In den nächsten paar Monaten sieht Vontobel-Stratege Stefan Eppenberger keine sonderliche Erholung an den Finanzmärkten. Trotzdem gebe es auch Hoffnung, wie dies bereits in den 1970er-Jahren der Fall gewesen sei, erklärt er im Interview auf finews.tv.

Es sei nicht ungewöhnlich, dass nach der guten Party nun der grosse Kater an den Finanzmärkten folge, sagt Stefan Eppenberger im Interview auf finews.tv. Ausserdem sei die Inflation bereits im vergangenen Oktober vor allem in den USA sehr hoch gewesen.

«Der Kater kam also nicht ganz überraschend», sagt der Head Multi-Asset Strategy von Vontobel. Die Ereignisse in der Ukraine sowie die neuen Lockdowns in China hätten die ganze Problematik aber nochmals verschärft. 

Grundsätzlich dürfe man den Zentralbanken keinen Vorwurf machen, dass sie die Zinsen angehoben hätten, sagt Eppenberger weiter, denn es sei ja ihre Aufgabe, die Teuerung zu bekämpfen. Allerdings könne man sich fragen, ob ein früheres Eingreifen nicht etwas weniger ruppig verlaufen wäre. Der Vontobel-Experte gibt sich indessen überzeugt, dass die Inflation ihren Höhepunkt nun erreicht hat: «Wir denken, tatsächlich, dass das Schlimmste vorüber ist.»

Zu wenig Geld investiert

Für Anlegerinnen und Anleger lohne sich ein Blick in die 1970er-Jahre zurück, als die Teuerung ebenfalls sehr hoch war. «Das Problem damals wie heute ist, dass Aktien und Anleihen miteinander korrelieren», erklärt Eppenberger, dadurch sei die erwünschte Diversifikation in den Portefeuilles nicht mehr gegeben. Unter diesen Prämissen empfiehlt er die Beimischung von Rohstoffen.
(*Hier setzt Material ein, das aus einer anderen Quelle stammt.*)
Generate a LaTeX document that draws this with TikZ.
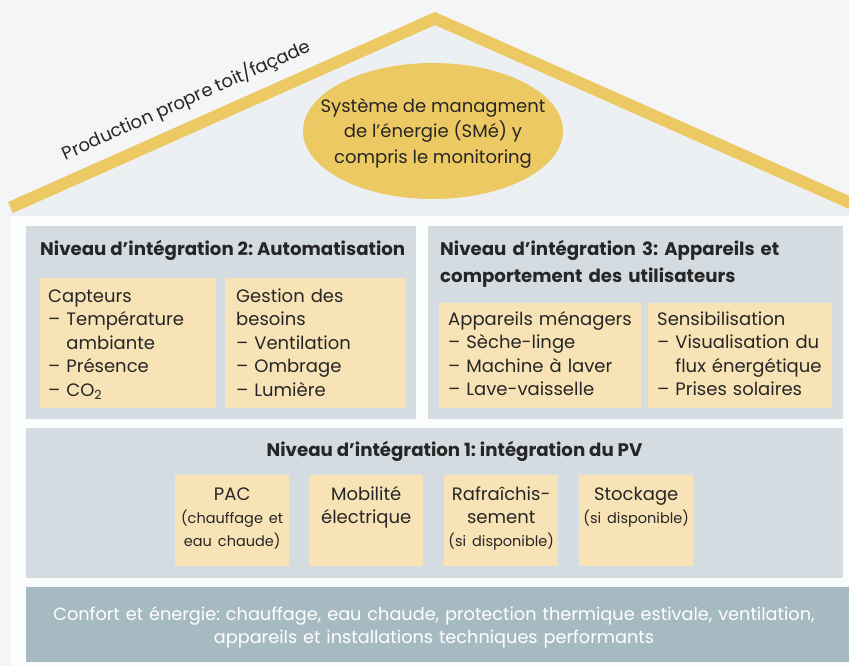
\documentclass[tikz,border=0pt]{standalone}
\usepackage{fontspec}
\setmainfont{Poppins}[Ligatures=NoCommon]
\usetikzlibrary{shapes.geometric}
\frenchspacing

\definecolor{bgcol}{HTML}{F3F5F7}
\definecolor{roofin}{HTML}{EDF0F3}
\definecolor{housecol}{HTML}{FBFCFC}
\definecolor{panelcol}{HTML}{D4DBE1}
\definecolor{boxcol}{HTML}{F7E3B6}
\definecolor{goldcol}{HTML}{EDC964}
\definecolor{basecol}{HTML}{A6BAC2}
\definecolor{txtcol}{HTML}{262626}

\begin{document}
\begin{tikzpicture}[x=1pt,y=-1pt]
          \tikzset{panel/.style={fill=panelcol,inner sep=0pt,anchor=north west}};
          \tikzset{ybox/.style={fill=boxcol,inner sep=0pt,anchor=north west}};
          \tikzset{title/.style={font=\fontsize{18.2}{27}\selectfont\bfseries,text=txtcol,inner sep=0pt}};
          \tikzset{item/.style={font=\fontsize{18}{23.5}\selectfont,text=txtcol,align=left,inner sep=0pt,anchor=base west}};
          \tikzset{pvitem/.style={font=\fontsize{18}{23}\selectfont,text=txtcol,align=center,inner sep=0pt,anchor=base,text width=114pt}};
          \tikzset{roofline/.style={goldcol,line width=12pt,miter limit=20}};
          \useasboundingbox[fill=bgcol] (0,0) rectangle (849,666);

          % roof
          \coordinate (roofl) at (10.5,207.5);
          \coordinate (apex) at (435,18.5);
          \coordinate (roofr) at (864,209);
          \fill[roofin] (roofl) -- (apex) -- (roofr) -- (864,216) -- (10.5,216) -- cycle;
          \fill[housecol] (11,216) rectangle (849,666);
          \draw[roofline] (roofl) -- node[pos=0.44,sloped,above=10pt,inner sep=0pt,text=txtcol,font=\fontsize{18}{20}\selectfont] (prod) {Production propre toit/façade} (apex) -- (roofr);

          % energy management
          \fill[goldcol] (433,131) ellipse [x radius=130,y radius=68];
          \node[align=center,text=txtcol,inner sep=0pt,font=\fontsize{18}{25.5}\selectfont] (sme) at (433,133)
               {Système de managment\\de l’énergie (SMé) y\\compris le monitoring};

          % level 2
          \node[panel,minimum width=390pt,minimum height=193pt] (lvltwo) at (26,226) {};
          \node[title,anchor=base west] (lvltwot) at (40,255) {Niveau d’intégration 2: Automatisation};
          \node[ybox,minimum width=176pt,minimum height=130pt] (capt) at (40,278) {};
          \node[ybox,minimum width=181pt,minimum height=130pt] (gest) at (225,278) {};
          \node[item,text width=166pt] (captt) at (48,302)
               {Capteurs\\– Température\\\hphantom{– }ambiante\\– Présence\\– CO\textsubscript{2}};
          \node[item,text width=166pt] (gestt) at (236,302)
               {Gestion des\\besoins\\– Ventilation\\– Ombrage\\– Lumière};

          % level 3
          \node[panel,minimum width=415pt,minimum height=193pt] (lvlthree) at (428,226) {};
          \node[title,anchor=base west,align=left,text width=400pt] (lvlthreet) at (440,255)
               {Niveau d’intégration 3: Appareils et\\comportement des utilisateurs};
          \node[ybox,minimum width=202pt,minimum height=105pt] (menag) at (439,303) {};
          \node[ybox,minimum width=184pt,minimum height=105pt] (sensi) at (648,303) {};
          \node[item,text width=190pt] (menagt) at (448,325)
               {Appareils ménagers\\– Sèche-linge\\– Machine à laver\\– Lave-vaisselle};
          \node[item,text width=176pt] (sensit) at (657,325)
               {Sensibilisation\\– Visualisation du\\\hphantom{– }flux énergétique\\– Prises solaires};

          % level 1
          \node[panel,minimum width=817pt,minimum height=150pt] (lvlone) at (26,428) {};
          \node[title,anchor=base] (lvlonet) at (454.5,456) {Niveau d’intégration 1: intégration du PV};
          \node[ybox,minimum width=114pt,minimum height=91pt] (pac) at (175,475) {};
          \node[ybox,minimum width=114pt,minimum height=91pt] (mobil) at (309,475) {};
          \node[ybox,minimum width=114pt,minimum height=91pt] (rafr) at (444,475) {};
          \node[ybox,minimum width=114pt,minimum height=91pt] (stock) at (579,475) {};
          \node[pvitem] (pact) at (pac.north |- 0,500)
               {PAC\\\fontsize{14.5}{23}\selectfont(chauffage et\\eau chaude)};
          \node[pvitem] (mobilt) at (mobil.north |- 0,500) {Mobilité\\électrique};
          \node[pvitem] (rafrt) at (rafr.north |- 0,500)
               {Rafraîchis-\\sement\\\fontsize{14.5}{23}\selectfont(si disponible)};
          \node[pvitem] (stockt) at (stock.north |- 0,500)
               {Stockage\\\fontsize{14.5}{22}\selectfont(si disponible)};

          % base
          \node[panel,fill=basecol,minimum width=823pt,minimum height=75pt] (base) at (26,587) {};
          \node[align=center,text width=820pt,anchor=base,inner sep=0pt,text=white,font=\fontsize{17.7}{23}\selectfont] (baset) at (434,620)
               {Confort et énergie: chauffage, eau chaude, protection thermique estivale, ventilation,\\appareils et installations techniques performants};
\end{tikzpicture}
\end{document}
«Rohstoffe sind eine reale Anlageklasse, die nicht beliebig vermehrbar ist und entsprechend gut vor Inflation schützte», so der Fachmann von Vontobel. Hinzu komme, dass in den vergangenen Jahren deutlich zu wenig Geld investiert wurde, um neue Rohstoffe zu erschliessen. «Das dürfte zu einer Angebotsknappheit führen», erklärt Eppenberger.

Rezession wahrscheinlich

Gold und Immobilien zählt er ebenfalls zu den realen Anlageklassen. Allerdings unterstreicht Eppenberger, dass es für diese beiden Vermögenswerte auch ungemütlich werden könnte, wenn die Zinsen weiter steigen und die Zentralbanken die Inflation erfolgreich bekämpfen können. Ausserdem empfiehlt er Schweizer Anlegerinnen und Anlegern, nicht zu hohe Fremdwährungsrisiken einzugehen, da die Inflation hierzulande deutlich tiefer sei als im Ausland. «Dies dürfte den Franken in den nächsten Monaten und auch Jahren weiter stützen», so Eppenberger weiter.

Mit Blick auf das zweite Halbjahr 2022 geht der Vontobel-Stratege davon aus, dass die Inflationsängste durch Rezessionssorgen abgelöst werden. Denn strikte Zinserhöhungszyklen hätten in der Vergangenheit meist zu einer wirtschaftlichen Abkühlung geführt. «Eine Rezession ist daher durchaus wahrscheinlich», sagt Eppenberger. Es gebe aber auch Hoffnung.

Kehrtwende der Zentralbanken

Sobald die Wirtschaftsabkühlung fortschreite, werden die Zentralbanken eine Kehrtwende in ihrer Zinspolitik machen, zumal gerade in den USA die Federal Reserve (Fed) auch das Mandat habe, für Vollbeschäftigung zu sorgen. Wie in den 1970er-Jahren signalisiere eine solche Kehrtwende der Währungshüter auch den Wendepunkt an den Finanzmärkten – «im negativen wie auch im positiven Sinn», betont Eppenberger.